-- START Data segment --

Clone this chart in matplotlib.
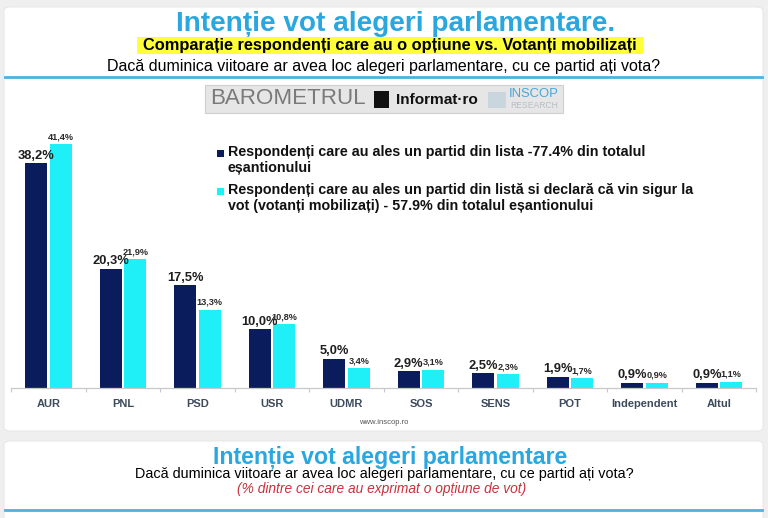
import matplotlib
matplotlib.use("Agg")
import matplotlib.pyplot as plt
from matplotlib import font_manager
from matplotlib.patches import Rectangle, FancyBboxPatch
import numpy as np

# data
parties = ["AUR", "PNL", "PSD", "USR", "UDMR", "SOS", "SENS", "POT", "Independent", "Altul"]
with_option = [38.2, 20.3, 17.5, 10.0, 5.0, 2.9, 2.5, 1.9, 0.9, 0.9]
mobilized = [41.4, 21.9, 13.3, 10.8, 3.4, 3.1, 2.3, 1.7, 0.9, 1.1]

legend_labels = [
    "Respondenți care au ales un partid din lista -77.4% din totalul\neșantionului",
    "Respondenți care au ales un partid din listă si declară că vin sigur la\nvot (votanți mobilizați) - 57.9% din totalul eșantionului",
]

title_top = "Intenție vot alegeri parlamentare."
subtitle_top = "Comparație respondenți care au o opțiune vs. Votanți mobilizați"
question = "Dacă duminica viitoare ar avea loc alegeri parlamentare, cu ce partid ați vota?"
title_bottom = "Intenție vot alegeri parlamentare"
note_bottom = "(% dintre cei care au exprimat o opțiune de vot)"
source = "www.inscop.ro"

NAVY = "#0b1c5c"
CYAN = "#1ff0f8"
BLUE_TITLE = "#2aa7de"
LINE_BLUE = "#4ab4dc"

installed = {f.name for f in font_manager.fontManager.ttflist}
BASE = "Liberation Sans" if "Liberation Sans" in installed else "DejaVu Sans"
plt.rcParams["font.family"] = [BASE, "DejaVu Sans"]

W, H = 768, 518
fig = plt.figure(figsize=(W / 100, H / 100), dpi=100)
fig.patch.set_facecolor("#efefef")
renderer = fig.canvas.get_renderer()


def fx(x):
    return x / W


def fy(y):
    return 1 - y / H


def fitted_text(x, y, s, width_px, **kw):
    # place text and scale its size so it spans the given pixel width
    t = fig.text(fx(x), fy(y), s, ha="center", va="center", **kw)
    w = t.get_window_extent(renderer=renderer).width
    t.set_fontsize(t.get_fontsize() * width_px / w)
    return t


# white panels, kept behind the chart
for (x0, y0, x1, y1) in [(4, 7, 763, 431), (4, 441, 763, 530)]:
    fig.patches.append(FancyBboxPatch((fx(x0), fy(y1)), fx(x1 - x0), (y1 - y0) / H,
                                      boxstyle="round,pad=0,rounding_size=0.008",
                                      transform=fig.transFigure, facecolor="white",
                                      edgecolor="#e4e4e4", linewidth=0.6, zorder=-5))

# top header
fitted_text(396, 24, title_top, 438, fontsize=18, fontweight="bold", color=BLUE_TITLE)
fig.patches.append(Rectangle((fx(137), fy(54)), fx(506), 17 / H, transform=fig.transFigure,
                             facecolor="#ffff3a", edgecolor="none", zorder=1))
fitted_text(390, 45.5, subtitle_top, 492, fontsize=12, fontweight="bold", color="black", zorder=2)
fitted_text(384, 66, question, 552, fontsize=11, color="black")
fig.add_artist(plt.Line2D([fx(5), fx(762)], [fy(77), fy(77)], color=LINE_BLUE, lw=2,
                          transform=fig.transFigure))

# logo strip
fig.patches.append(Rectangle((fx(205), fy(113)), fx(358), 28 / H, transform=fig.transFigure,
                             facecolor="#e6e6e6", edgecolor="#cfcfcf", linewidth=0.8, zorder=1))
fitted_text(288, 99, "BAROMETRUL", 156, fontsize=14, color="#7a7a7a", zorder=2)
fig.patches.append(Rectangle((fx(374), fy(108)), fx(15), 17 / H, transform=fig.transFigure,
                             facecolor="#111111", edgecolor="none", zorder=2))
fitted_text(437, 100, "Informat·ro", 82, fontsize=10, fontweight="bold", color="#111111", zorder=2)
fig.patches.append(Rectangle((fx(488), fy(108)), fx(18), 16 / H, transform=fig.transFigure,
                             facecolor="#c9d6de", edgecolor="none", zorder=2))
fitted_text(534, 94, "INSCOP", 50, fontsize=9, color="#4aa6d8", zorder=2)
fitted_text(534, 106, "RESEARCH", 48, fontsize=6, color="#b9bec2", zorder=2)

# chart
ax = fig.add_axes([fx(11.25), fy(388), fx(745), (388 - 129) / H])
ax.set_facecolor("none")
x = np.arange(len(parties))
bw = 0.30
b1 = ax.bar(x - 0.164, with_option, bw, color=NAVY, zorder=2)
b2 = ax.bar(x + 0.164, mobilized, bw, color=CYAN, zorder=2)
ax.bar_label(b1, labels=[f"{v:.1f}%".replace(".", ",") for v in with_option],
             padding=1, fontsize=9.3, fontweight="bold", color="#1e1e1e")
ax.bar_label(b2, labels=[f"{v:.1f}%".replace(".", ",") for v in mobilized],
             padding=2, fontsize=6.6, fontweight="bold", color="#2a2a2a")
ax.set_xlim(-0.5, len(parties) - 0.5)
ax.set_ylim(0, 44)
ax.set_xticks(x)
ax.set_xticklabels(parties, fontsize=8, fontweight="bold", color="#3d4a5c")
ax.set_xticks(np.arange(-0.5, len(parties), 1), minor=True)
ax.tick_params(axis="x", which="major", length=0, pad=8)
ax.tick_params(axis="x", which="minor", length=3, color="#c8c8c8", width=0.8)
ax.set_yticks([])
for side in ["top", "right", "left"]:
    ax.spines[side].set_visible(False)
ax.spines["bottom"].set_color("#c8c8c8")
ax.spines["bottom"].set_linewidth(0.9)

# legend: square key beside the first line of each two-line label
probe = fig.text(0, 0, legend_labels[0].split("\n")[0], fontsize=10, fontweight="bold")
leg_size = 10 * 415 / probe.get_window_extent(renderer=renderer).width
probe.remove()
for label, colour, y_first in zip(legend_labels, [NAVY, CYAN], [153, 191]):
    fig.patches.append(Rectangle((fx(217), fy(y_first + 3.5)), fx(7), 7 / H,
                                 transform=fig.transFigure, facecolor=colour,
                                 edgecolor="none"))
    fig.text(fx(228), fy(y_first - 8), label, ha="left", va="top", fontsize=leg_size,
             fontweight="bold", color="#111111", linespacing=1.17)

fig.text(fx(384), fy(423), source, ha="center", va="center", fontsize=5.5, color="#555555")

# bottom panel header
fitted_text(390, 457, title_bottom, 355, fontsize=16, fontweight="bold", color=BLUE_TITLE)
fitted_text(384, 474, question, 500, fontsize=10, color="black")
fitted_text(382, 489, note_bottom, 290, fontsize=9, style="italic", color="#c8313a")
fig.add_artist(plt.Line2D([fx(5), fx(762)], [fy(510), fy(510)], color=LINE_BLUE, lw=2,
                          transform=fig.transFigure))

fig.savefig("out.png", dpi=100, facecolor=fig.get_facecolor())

-- END Data segment --

• [Problem] Your task is to reproduce all of the material exactly. The pictures stay out.

• [Answer to this exercise]
Clone this chart in matplotlib.
import matplotlib
matplotlib.use("Agg")
import matplotlib.pyplot as plt
from matplotlib import font_manager
from matplotlib.patches import Rectangle, FancyBboxPatch
import numpy as np

# data
parties = ["AUR", "PNL", "PSD", "USR", "UDMR", "SOS", "SENS", "POT", "Independent", "Altul"]
with_option = [38.2, 20.3, 17.5, 10.0, 5.0, 2.9, 2.5, 1.9, 0.9, 0.9]
mobilized = [41.4, 21.9, 13.3, 10.8, 3.4, 3.1, 2.3, 1.7, 0.9, 1.1]

legend_labels = [
    "Respondenți care au ales un partid din lista -77.4% din totalul\neșantionului",
    "Respondenți care au ales un partid din listă si declară că vin sigur la\nvot (votanți mobilizați) - 57.9% din totalul eșantionului",
]

title_top = "Intenție vot alegeri parlamentare."
subtitle_top = "Comparație respondenți care au o opțiune vs. Votanți mobilizați"
question = "Dacă duminica viitoare ar avea loc alegeri parlamentare, cu ce partid ați vota?"
title_bottom = "Intenție vot alegeri parlamentare"
note_bottom = "(% dintre cei care au exprimat o opțiune de vot)"
source = "www.inscop.ro"

NAVY = "#0b1c5c"
CYAN = "#1ff0f8"
BLUE_TITLE = "#2aa7de"
LINE_BLUE = "#4ab4dc"

installed = {f.name for f in font_manager.fontManager.ttflist}
BASE = "Liberation Sans" if "Liberation Sans" in installed else "DejaVu Sans"
plt.rcParams["font.family"] = [BASE, "DejaVu Sans"]

W, H = 768, 518
fig = plt.figure(figsize=(W / 100, H / 100), dpi=100)
fig.patch.set_facecolor("#efefef")
renderer = fig.canvas.get_renderer()


def fx(x):
    return x / W


def fy(y):
    return 1 - y / H


def fitted_text(x, y, s, width_px, **kw):
    # place text and scale its size so it spans the given pixel width
    t = fig.text(fx(x), fy(y), s, ha="center", va="center", **kw)
    w = t.get_window_extent(renderer=renderer).width
    t.set_fontsize(t.get_fontsize() * width_px / w)
    return t


# white panels, kept behind the chart
for (x0, y0, x1, y1) in [(4, 7, 763, 431), (4, 441, 763, 530)]:
    fig.patches.append(FancyBboxPatch((fx(x0), fy(y1)), fx(x1 - x0), (y1 - y0) / H,
                                      boxstyle="round,pad=0,rounding_size=0.008",
                                      transform=fig.transFigure, facecolor="white",
                                      edgecolor="#e4e4e4", linewidth=0.6, zorder=-5))

# top header
fitted_text(396, 24, title_top, 438, fontsize=18, fontweight="bold", color=BLUE_TITLE)
fig.patches.append(Rectangle((fx(137), fy(54)), fx(506), 17 / H, transform=fig.transFigure,
                             facecolor="#ffff3a", edgecolor="none", zorder=1))
fitted_text(390, 45.5, subtitle_top, 492, fontsize=12, fontweight="bold", color="black", zorder=2)
fitted_text(384, 66, question, 552, fontsize=11, color="black")
fig.add_artist(plt.Line2D([fx(5), fx(762)], [fy(77), fy(77)], color=LINE_BLUE, lw=2,
                          transform=fig.transFigure))

# logo strip
fig.patches.append(Rectangle((fx(205), fy(113)), fx(358), 28 / H, transform=fig.transFigure,
                             facecolor="#e6e6e6", edgecolor="#cfcfcf", linewidth=0.8, zorder=1))
fitted_text(288, 99, "BAROMETRUL", 156, fontsize=14, color="#7a7a7a", zorder=2)
fig.patches.append(Rectangle((fx(374), fy(108)), fx(15), 17 / H, transform=fig.transFigure,
                             facecolor="#111111", edgecolor="none", zorder=2))
fitted_text(437, 100, "Informat·ro", 82, fontsize=10, fontweight="bold", color="#111111", zorder=2)
fig.patches.append(Rectangle((fx(488), fy(108)), fx(18), 16 / H, transform=fig.transFigure,
                             facecolor="#c9d6de", edgecolor="none", zorder=2))
fitted_text(534, 94, "INSCOP", 50, fontsize=9, color="#4aa6d8", zorder=2)
fitted_text(534, 106, "RESEARCH", 48, fontsize=6, color="#b9bec2", zorder=2)

# chart
ax = fig.add_axes([fx(11.25), fy(388), fx(745), (388 - 129) / H])
ax.set_facecolor("none")
x = np.arange(len(parties))
bw = 0.30
b1 = ax.bar(x - 0.164, with_option, bw, color=NAVY, zorder=2)
b2 = ax.bar(x + 0.164, mobilized, bw, color=CYAN, zorder=2)
ax.bar_label(b1, labels=[f"{v:.1f}%".replace(".", ",") for v in with_option],
             padding=1, fontsize=9.3, fontweight="bold", color="#1e1e1e")
ax.bar_label(b2, labels=[f"{v:.1f}%".replace(".", ",") for v in mobilized],
             padding=2, fontsize=6.6, fontweight="bold", color="#2a2a2a")
ax.set_xlim(-0.5, len(parties) - 0.5)
ax.set_ylim(0, 44)
ax.set_xticks(x)
ax.set_xticklabels(parties, fontsize=8, fontweight="bold", color="#3d4a5c")
ax.set_xticks(np.arange(-0.5, len(parties), 1), minor=True)
ax.tick_params(axis="x", which="major", length=0, pad=8)
ax.tick_params(axis="x", which="minor", length=3, color="#c8c8c8", width=0.8)
ax.set_yticks([])
for side in ["top", "right", "left"]:
    ax.spines[side].set_visible(False)
ax.spines["bottom"].set_color("#c8c8c8")
ax.spines["bottom"].set_linewidth(0.9)

# legend: square key beside the first line of each two-line label
probe = fig.text(0, 0, legend_labels[0].split("\n")[0], fontsize=10, fontweight="bold")
leg_size = 10 * 415 / probe.get_window_extent(renderer=renderer).width
probe.remove()
for label, colour, y_first in zip(legend_labels, [NAVY, CYAN], [153, 191]):
    fig.patches.append(Rectangle((fx(217), fy(y_first + 3.5)), fx(7), 7 / H,
                                 transform=fig.transFigure, facecolor=colour,
                                 edgecolor="none"))
    fig.text(fx(228), fy(y_first - 8), label, ha="left", va="top", fontsize=leg_size,
             fontweight="bold", color="#111111", linespacing=1.17)

fig.text(fx(384), fy(423), source, ha="center", va="center", fontsize=5.5, color="#555555")

# bottom panel header
fitted_text(390, 457, title_bottom, 355, fontsize=16, fontweight="bold", color=BLUE_TITLE)
fitted_text(384, 474, question, 500, fontsize=10, color="black")
fitted_text(382, 489, note_bottom, 290, fontsize=9, style="italic", color="#c8313a")
fig.add_artist(plt.Line2D([fx(5), fx(762)], [fy(510), fy(510)], color=LINE_BLUE, lw=2,
                          transform=fig.transFigure))

fig.savefig("out.png", dpi=100, facecolor=fig.get_facecolor())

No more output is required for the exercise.